Tuesday 3 October 2017

Why?




I'm feeling very philosophical at the moment. Turning 25 in April really struck a chord with me and made me think a lot about my life, in particular about what makes me happy.

Right now, I'm the happiest I've been in a long time. I have created my dream career, I live in a wonderful house with lovely people and I have amazing friends scattered all over the planet. Thing is, I know I could be happier.

Call it the British mindset but to me, there always seems to be a case of one-upmanship when it comes to complaining. I'm so busy, I'm so stressed, I'm so tired. Why is it so common, expected even, to be pushing ourselves to the limit because of the idea of what happiness should look like? Was I happy with the 9-5 job I had earlier in the year? No. Even though I poured every second of my time into finding what I thought I needed, all I was really doing is fighting for a life more suited for other people.

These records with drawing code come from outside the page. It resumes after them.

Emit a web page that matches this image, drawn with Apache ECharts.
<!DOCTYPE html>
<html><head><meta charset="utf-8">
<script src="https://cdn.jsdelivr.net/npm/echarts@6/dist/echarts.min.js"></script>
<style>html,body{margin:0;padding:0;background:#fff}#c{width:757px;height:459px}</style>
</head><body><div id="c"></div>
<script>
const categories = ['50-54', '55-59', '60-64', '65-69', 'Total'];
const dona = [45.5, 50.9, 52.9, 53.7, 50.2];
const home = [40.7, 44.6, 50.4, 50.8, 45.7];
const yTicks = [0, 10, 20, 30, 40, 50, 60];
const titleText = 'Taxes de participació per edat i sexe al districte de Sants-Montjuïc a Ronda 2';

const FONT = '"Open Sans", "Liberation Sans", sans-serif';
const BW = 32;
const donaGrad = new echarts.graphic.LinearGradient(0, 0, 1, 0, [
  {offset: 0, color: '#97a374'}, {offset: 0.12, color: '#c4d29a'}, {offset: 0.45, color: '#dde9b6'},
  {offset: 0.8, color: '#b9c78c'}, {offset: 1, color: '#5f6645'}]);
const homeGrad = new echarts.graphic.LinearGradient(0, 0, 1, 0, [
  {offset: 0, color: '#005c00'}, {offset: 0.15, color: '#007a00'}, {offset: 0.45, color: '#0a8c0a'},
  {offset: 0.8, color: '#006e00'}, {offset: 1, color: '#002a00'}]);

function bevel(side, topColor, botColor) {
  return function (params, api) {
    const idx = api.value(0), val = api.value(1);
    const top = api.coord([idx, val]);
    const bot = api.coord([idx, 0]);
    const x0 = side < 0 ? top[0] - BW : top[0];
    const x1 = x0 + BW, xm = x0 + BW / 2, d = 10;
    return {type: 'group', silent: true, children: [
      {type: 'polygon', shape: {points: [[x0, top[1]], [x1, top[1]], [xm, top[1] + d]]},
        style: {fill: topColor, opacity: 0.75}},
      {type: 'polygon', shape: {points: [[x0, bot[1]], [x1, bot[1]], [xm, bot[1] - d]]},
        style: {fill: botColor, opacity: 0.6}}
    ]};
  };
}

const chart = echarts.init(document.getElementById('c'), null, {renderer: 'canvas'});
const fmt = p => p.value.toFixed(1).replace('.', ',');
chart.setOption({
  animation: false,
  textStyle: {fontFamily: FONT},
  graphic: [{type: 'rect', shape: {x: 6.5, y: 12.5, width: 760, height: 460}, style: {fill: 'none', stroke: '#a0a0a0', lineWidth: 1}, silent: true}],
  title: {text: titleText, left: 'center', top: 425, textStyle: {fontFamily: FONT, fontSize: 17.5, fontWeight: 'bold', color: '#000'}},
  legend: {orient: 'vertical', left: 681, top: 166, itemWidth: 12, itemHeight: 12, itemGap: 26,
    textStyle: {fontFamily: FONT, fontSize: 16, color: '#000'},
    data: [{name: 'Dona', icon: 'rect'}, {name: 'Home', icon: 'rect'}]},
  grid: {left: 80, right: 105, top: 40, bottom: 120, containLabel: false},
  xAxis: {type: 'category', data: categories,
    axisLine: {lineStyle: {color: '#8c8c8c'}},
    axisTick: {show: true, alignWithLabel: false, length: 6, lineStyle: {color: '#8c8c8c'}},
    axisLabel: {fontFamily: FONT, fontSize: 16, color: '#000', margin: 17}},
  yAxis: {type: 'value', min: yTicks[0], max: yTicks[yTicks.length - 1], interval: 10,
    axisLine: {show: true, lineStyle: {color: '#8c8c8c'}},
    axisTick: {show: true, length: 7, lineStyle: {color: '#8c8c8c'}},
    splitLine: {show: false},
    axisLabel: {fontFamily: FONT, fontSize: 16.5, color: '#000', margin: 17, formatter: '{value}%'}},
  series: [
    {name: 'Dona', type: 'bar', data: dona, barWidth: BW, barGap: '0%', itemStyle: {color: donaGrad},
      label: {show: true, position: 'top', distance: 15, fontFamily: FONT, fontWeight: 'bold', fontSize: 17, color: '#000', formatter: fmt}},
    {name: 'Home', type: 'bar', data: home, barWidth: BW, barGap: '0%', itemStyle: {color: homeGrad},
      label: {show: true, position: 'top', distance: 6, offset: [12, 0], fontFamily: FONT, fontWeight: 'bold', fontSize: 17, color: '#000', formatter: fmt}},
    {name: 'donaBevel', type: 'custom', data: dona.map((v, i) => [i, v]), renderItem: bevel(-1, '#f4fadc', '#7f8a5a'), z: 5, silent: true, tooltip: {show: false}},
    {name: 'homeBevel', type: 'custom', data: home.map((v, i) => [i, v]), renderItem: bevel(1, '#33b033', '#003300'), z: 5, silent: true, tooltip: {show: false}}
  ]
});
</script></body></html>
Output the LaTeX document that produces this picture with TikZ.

After a month of relaxing on the savings front and treating myself a little, I'm back and ready to focus on saving for my next adventure. So far I have a one-way flight to Copenhagen booked to leave on January 5th and no current plans to return to the UK. Planning on settling in Paris (my favourite place in the entire world) I also start French lessons next week. Every time I leave England I wonder why I choose to come back afterwards. I'm not happy here and I haven't been for a long time. Thing is, thanks to the amazing career and life I've created for myself so far, I don't have to stay.

To put it simply, I'm done doing things simply because I think they're what I need to do. I don't need a permanent 9-5 job,  a mortgage, a partner or a baby to validate my life, all I need is my passport and my skills and talents as a writer.

I'm so close to having the life of my dreams, now it's time to finish the journey.